THE REQUEST: Send each entry back exactly as given, pictures excluded.

start SOURCE RECORDS

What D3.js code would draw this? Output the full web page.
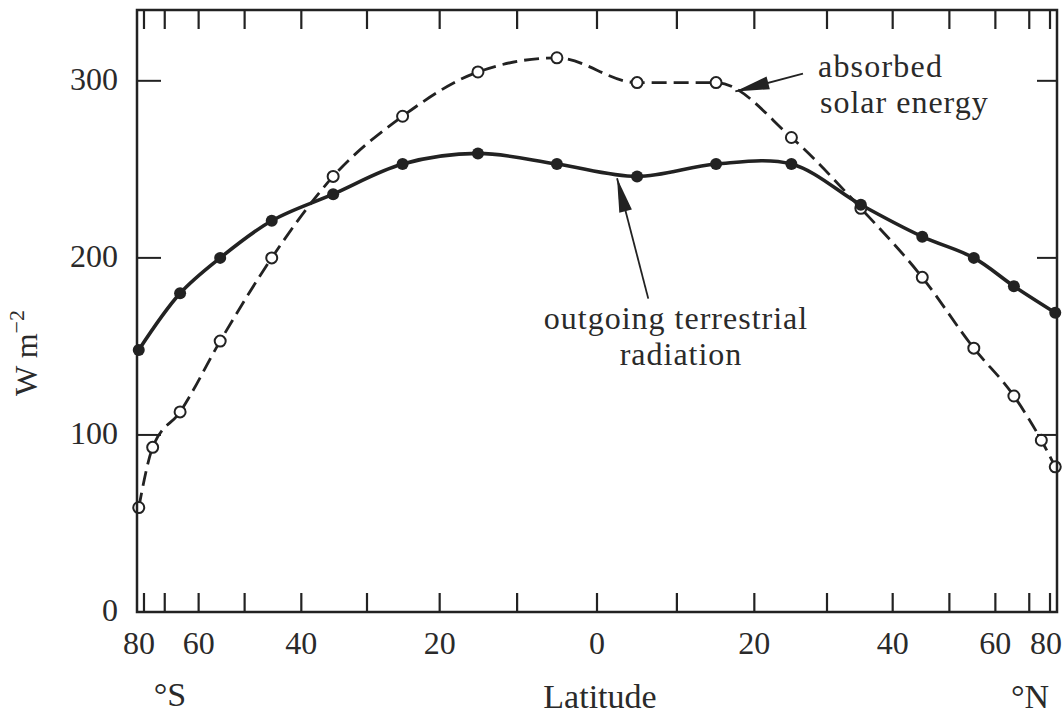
<!DOCTYPE html>
<html>
<head>
<meta charset="utf-8">
<script src="https://cdn.jsdelivr.net/npm/d3@7"></script>
<style>
  html, body { margin: 0; padding: 0; background: #fff; }
  svg { display: block; }
  text { font-family: "Liberation Serif", "DejaVu Serif", serif; fill: #2a2a2a; }
</style>
</head>
<body>
<svg id="chart" width="1064" height="714"></svg>
<script>
// ---- data ----
const absorbedLat = [-85, -75, -65, -55, -45, -35, -25, -15, -5, 5, 15, 25, 35, 45, 55, 65, 75, 85];
const absorbedVal = [59, 93, 113, 153, 200, 246, 280, 305, 313, 299, 299, 268, 228, 189, 149, 122, 97, 82];
const outgoingLat = [-85, -65, -55, -45, -35, -25, -15, -5, 5, 15, 25, 35, 45, 55, 65, 85];
const outgoingVal = [148, 180, 200, 221, 236, 253, 259, 253, 246, 253, 253, 230, 212, 200, 184, 169];
const xTickLats = [-80, -70, -60, -50, -40, -30, -20, -10, 0, 10, 20, 30, 40, 50, 60, 70, 80];
const xLabelLats = [-80, -60, -40, -20, 0, 20, 40, 60, 80];
const yTicks = [0, 100, 200, 300];
const yRightTicks = [100, 200, 300];

// ---- layout ----
const L = 137, R = 1057, T = 10, B = 612;
const svg = d3.select("#chart");
const ink = "#222";

// x axis: area-weighted (sine of latitude)
const sx = d3.scaleLinear().domain([-1, 1]).range([L, R]);
const x = lat => sx(Math.sin(lat * Math.PI / 180));
const y = d3.scaleLinear().domain([0, 340]).range([B, T]);

const absorbed = absorbedLat.map((lat, i) => ({ lat, v: absorbedVal[i] }));
const outgoing = outgoingLat.map((lat, i) => ({ lat, v: outgoingVal[i] }));

const lineA = d3.line().x(d => x(d.lat)).y(d => y(d.v)).curve(d3.curveMonotoneX);
const lineO = d3.line().x(d => x(d.lat)).y(d => y(d.v)).curve(d3.curveCatmullRom.alpha(0.5));

// curves
svg.append("path").datum(absorbed).attr("d", lineA)
  .attr("fill", "none").attr("stroke", ink).attr("stroke-width", 2.8)
  .attr("stroke-dasharray", "15,7");
svg.append("path").datum(outgoing).attr("d", lineO)
  .attr("fill", "none").attr("stroke", ink).attr("stroke-width", 3.6);

// markers
svg.selectAll(".open").data(absorbed).enter().append("circle")
  .attr("cx", d => x(d.lat)).attr("cy", d => y(d.v)).attr("r", 5.5)
  .attr("fill", "#fff").attr("stroke", ink).attr("stroke-width", 2);
svg.selectAll(".filled").data(outgoing).enter().append("circle")
  .attr("cx", d => x(d.lat)).attr("cy", d => y(d.v)).attr("r", 6)
  .attr("fill", ink);

// frame
svg.append("rect").attr("x", L).attr("y", T).attr("width", R - L).attr("height", B - T)
  .attr("fill", "none").attr("stroke", ink).attr("stroke-width", 2.5);

// x ticks (bottom, pointing up; top, pointing down)
const tickLen = 19;
svg.selectAll(".xb").data(xTickLats).enter().append("line")
  .attr("x1", d => x(d)).attr("x2", d => x(d)).attr("y1", B).attr("y2", B - tickLen)
  .attr("stroke", ink).attr("stroke-width", 2.2);
svg.selectAll(".xt").data(xTickLats).enter().append("line")
  .attr("x1", d => x(d)).attr("x2", d => x(d)).attr("y1", T).attr("y2", T + tickLen)
  .attr("stroke", ink).attr("stroke-width", 2.2);

// y ticks
svg.selectAll(".yl").data(yTicks.filter(d => d > 0)).enter().append("line")
  .attr("x1", L).attr("x2", L + 24).attr("y1", d => y(d)).attr("y2", d => y(d))
  .attr("stroke", ink).attr("stroke-width", 2);
svg.selectAll(".yr").data(yRightTicks).enter().append("line")
  .attr("x1", R).attr("x2", R - 20).attr("y1", d => y(d)).attr("y2", d => y(d))
  .attr("stroke", ink).attr("stroke-width", 2);

// y tick labels
svg.selectAll(".ylab").data(yTicks).enter().append("text")
  .attr("x", 118).attr("y", d => y(d) + 9)
  .attr("text-anchor", "end").attr("font-size", 32)
  .text(d => d);

// x tick labels
svg.selectAll(".xlab").data(xLabelLats).enter().append("text")
  .attr("x", d => d === -80 ? x(d) - 5 : Math.min(x(d), 1046)).attr("y", 654)
  .attr("text-anchor", "middle").attr("font-size", 32)
  .text(d => Math.abs(d));

// axis titles
svg.append("text").attr("x", 600).attr("y", 708).attr("text-anchor", "middle")
  .attr("font-size", 34).text("Latitude");
svg.append("text").attr("x", 170).attr("y", 706).attr("text-anchor", "middle")
  .attr("font-size", 34).text("°S");
svg.append("text").attr("x", 1030).attr("y", 708).attr("text-anchor", "middle")
  .attr("font-size", 34).text("°N");

const ylab = svg.append("text")
  .attr("transform", "translate(37,353) rotate(-90)")
  .attr("text-anchor", "middle").attr("font-size", 32);
ylab.append("tspan").text("W m");
ylab.append("tspan").attr("font-size", 22).attr("dy", -13).text("−2");

// annotations
function arrow(tipLat, tipVal, tailLat, tailVal) {
  const tx = x(tipLat), ty = y(tipVal), ex = x(tailLat), ey = y(tailVal);
  svg.append("line").attr("x1", tx).attr("y1", ty).attr("x2", ex).attr("y2", ey)
    .attr("stroke", ink).attr("stroke-width", 1.8);
  const dx = ex - tx, dy = ey - ty, len = Math.hypot(dx, dy);
  const ux = dx / len, uy = dy / len, hl = 34, hw = 6.5;
  const bx = tx + ux * hl, by = ty + uy * hl;
  svg.append("path")
    .attr("d", `M${tx},${ty}L${bx - uy * hw},${by + ux * hw}L${bx + uy * hw},${by - ux * hw}Z`)
    .attr("fill", ink);
}
arrow(17.5, 294, 26.6, 304);
arrow(2.5, 245, 6.4, 177);

svg.append("text").attr("x", 818).attr("y", 77).attr("font-size", 32)
  .attr("letter-spacing", 1.2).text("absorbed");
svg.append("text").attr("x", 820).attr("y", 113).attr("font-size", 32)
  .attr("letter-spacing", 1.0).text("solar energy");
svg.append("text").attr("x", 676).attr("y", 329).attr("text-anchor", "middle")
  .attr("font-size", 32).attr("letter-spacing", 1.0).text("outgoing terrestrial");
svg.append("text").attr("x", 681).attr("y", 365).attr("text-anchor", "middle")
  .attr("font-size", 32).attr("letter-spacing", 1.0).text("radiation");
</script>
</body>
</html>
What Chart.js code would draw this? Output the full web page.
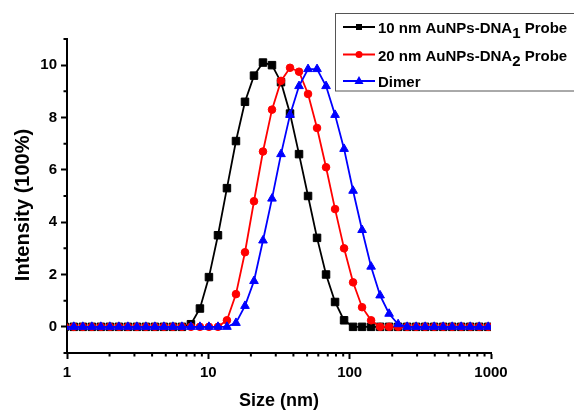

end SOURCE RECORDS

EXERCISE ANSWER:
What D3.js code would draw this? Output the full web page.
<!DOCTYPE html>
<html>
<head>
<meta charset="utf-8">
<script src="https://cdn.jsdelivr.net/npm/d3@7"></script>
<style>
  html, body { margin: 0; padding: 0; background: #fff; }
  svg { display: block; }
  text { font-family: "Liberation Serif", "DejaVu Serif", serif; fill: #2a2a2a; }
</style>
</head>
<body>
<svg id="chart" width="1064" height="714"></svg>
<script>
// ---- data ----
const absorbedLat = [-85, -75, -65, -55, -45, -35, -25, -15, -5, 5, 15, 25, 35, 45, 55, 65, 75, 85];
const absorbedVal = [59, 93, 113, 153, 200, 246, 280, 305, 313, 299, 299, 268, 228, 189, 149, 122, 97, 82];
const outgoingLat = [-85, -65, -55, -45, -35, -25, -15, -5, 5, 15, 25, 35, 45, 55, 65, 85];
const outgoingVal = [148, 180, 200, 221, 236, 253, 259, 253, 246, 253, 253, 230, 212, 200, 184, 169];
const xTickLats = [-80, -70, -60, -50, -40, -30, -20, -10, 0, 10, 20, 30, 40, 50, 60, 70, 80];
const xLabelLats = [-80, -60, -40, -20, 0, 20, 40, 60, 80];
const yTicks = [0, 100, 200, 300];
const yRightTicks = [100, 200, 300];

// ---- layout ----
const L = 137, R = 1057, T = 10, B = 612;
const svg = d3.select("#chart");
const ink = "#222";

// x axis: area-weighted (sine of latitude)
const sx = d3.scaleLinear().domain([-1, 1]).range([L, R]);
const x = lat => sx(Math.sin(lat * Math.PI / 180));
const y = d3.scaleLinear().domain([0, 340]).range([B, T]);

const absorbed = absorbedLat.map((lat, i) => ({ lat, v: absorbedVal[i] }));
const outgoing = outgoingLat.map((lat, i) => ({ lat, v: outgoingVal[i] }));

const lineA = d3.line().x(d => x(d.lat)).y(d => y(d.v)).curve(d3.curveMonotoneX);
const lineO = d3.line().x(d => x(d.lat)).y(d => y(d.v)).curve(d3.curveCatmullRom.alpha(0.5));

// curves
svg.append("path").datum(absorbed).attr("d", lineA)
  .attr("fill", "none").attr("stroke", ink).attr("stroke-width", 2.8)
  .attr("stroke-dasharray", "15,7");
svg.append("path").datum(outgoing).attr("d", lineO)
  .attr("fill", "none").attr("stroke", ink).attr("stroke-width", 3.6);

// markers
svg.selectAll(".open").data(absorbed).enter().append("circle")
  .attr("cx", d => x(d.lat)).attr("cy", d => y(d.v)).attr("r", 5.5)
  .attr("fill", "#fff").attr("stroke", ink).attr("stroke-width", 2);
svg.selectAll(".filled").data(outgoing).enter().append("circle")
  .attr("cx", d => x(d.lat)).attr("cy", d => y(d.v)).attr("r", 6)
  .attr("fill", ink);

// frame
svg.append("rect").attr("x", L).attr("y", T).attr("width", R - L).attr("height", B - T)
  .attr("fill", "none").attr("stroke", ink).attr("stroke-width", 2.5);

// x ticks (bottom, pointing up; top, pointing down)
const tickLen = 19;
svg.selectAll(".xb").data(xTickLats).enter().append("line")
  .attr("x1", d => x(d)).attr("x2", d => x(d)).attr("y1", B).attr("y2", B - tickLen)
  .attr("stroke", ink).attr("stroke-width", 2.2);
svg.selectAll(".xt").data(xTickLats).enter().append("line")
  .attr("x1", d => x(d)).attr("x2", d => x(d)).attr("y1", T).attr("y2", T + tickLen)
  .attr("stroke", ink).attr("stroke-width", 2.2);

// y ticks
svg.selectAll(".yl").data(yTicks.filter(d => d > 0)).enter().append("line")
  .attr("x1", L).attr("x2", L + 24).attr("y1", d => y(d)).attr("y2", d => y(d))
  .attr("stroke", ink).attr("stroke-width", 2);
svg.selectAll(".yr").data(yRightTicks).enter().append("line")
  .attr("x1", R).attr("x2", R - 20).attr("y1", d => y(d)).attr("y2", d => y(d))
  .attr("stroke", ink).attr("stroke-width", 2);

// y tick labels
svg.selectAll(".ylab").data(yTicks).enter().append("text")
  .attr("x", 118).attr("y", d => y(d) + 9)
  .attr("text-anchor", "end").attr("font-size", 32)
  .text(d => d);

// x tick labels
svg.selectAll(".xlab").data(xLabelLats).enter().append("text")
  .attr("x", d => d === -80 ? x(d) - 5 : Math.min(x(d), 1046)).attr("y", 654)
  .attr("text-anchor", "middle").attr("font-size", 32)
  .text(d => Math.abs(d));

// axis titles
svg.append("text").attr("x", 600).attr("y", 708).attr("text-anchor", "middle")
  .attr("font-size", 34).text("Latitude");
svg.append("text").attr("x", 170).attr("y", 706).attr("text-anchor", "middle")
  .attr("font-size", 34).text("°S");
svg.append("text").attr("x", 1030).attr("y", 708).attr("text-anchor", "middle")
  .attr("font-size", 34).text("°N");

const ylab = svg.append("text")
  .attr("transform", "translate(37,353) rotate(-90)")
  .attr("text-anchor", "middle").attr("font-size", 32);
ylab.append("tspan").text("W m");
ylab.append("tspan").attr("font-size", 22).attr("dy", -13).text("−2");

// annotations
function arrow(tipLat, tipVal, tailLat, tailVal) {
  const tx = x(tipLat), ty = y(tipVal), ex = x(tailLat), ey = y(tailVal);
  svg.append("line").attr("x1", tx).attr("y1", ty).attr("x2", ex).attr("y2", ey)
    .attr("stroke", ink).attr("stroke-width", 1.8);
  const dx = ex - tx, dy = ey - ty, len = Math.hypot(dx, dy);
  const ux = dx / len, uy = dy / len, hl = 34, hw = 6.5;
  const bx = tx + ux * hl, by = ty + uy * hl;
  svg.append("path")
    .attr("d", `M${tx},${ty}L${bx - uy * hw},${by + ux * hw}L${bx + uy * hw},${by - ux * hw}Z`)
    .attr("fill", ink);
}
arrow(17.5, 294, 26.6, 304);
arrow(2.5, 245, 6.4, 177);

svg.append("text").attr("x", 818).attr("y", 77).attr("font-size", 32)
  .attr("letter-spacing", 1.2).text("absorbed");
svg.append("text").attr("x", 820).attr("y", 113).attr("font-size", 32)
  .attr("letter-spacing", 1.0).text("solar energy");
svg.append("text").attr("x", 676).attr("y", 329).attr("text-anchor", "middle")
  .attr("font-size", 32).attr("letter-spacing", 1.0).text("outgoing terrestrial");
svg.append("text").attr("x", 681).attr("y", 365).attr("text-anchor", "middle")
  .attr("font-size", 32).attr("letter-spacing", 1.0).text("radiation");
</script>
</body>
</html>
What Chart.js code would draw this? Output the full web page.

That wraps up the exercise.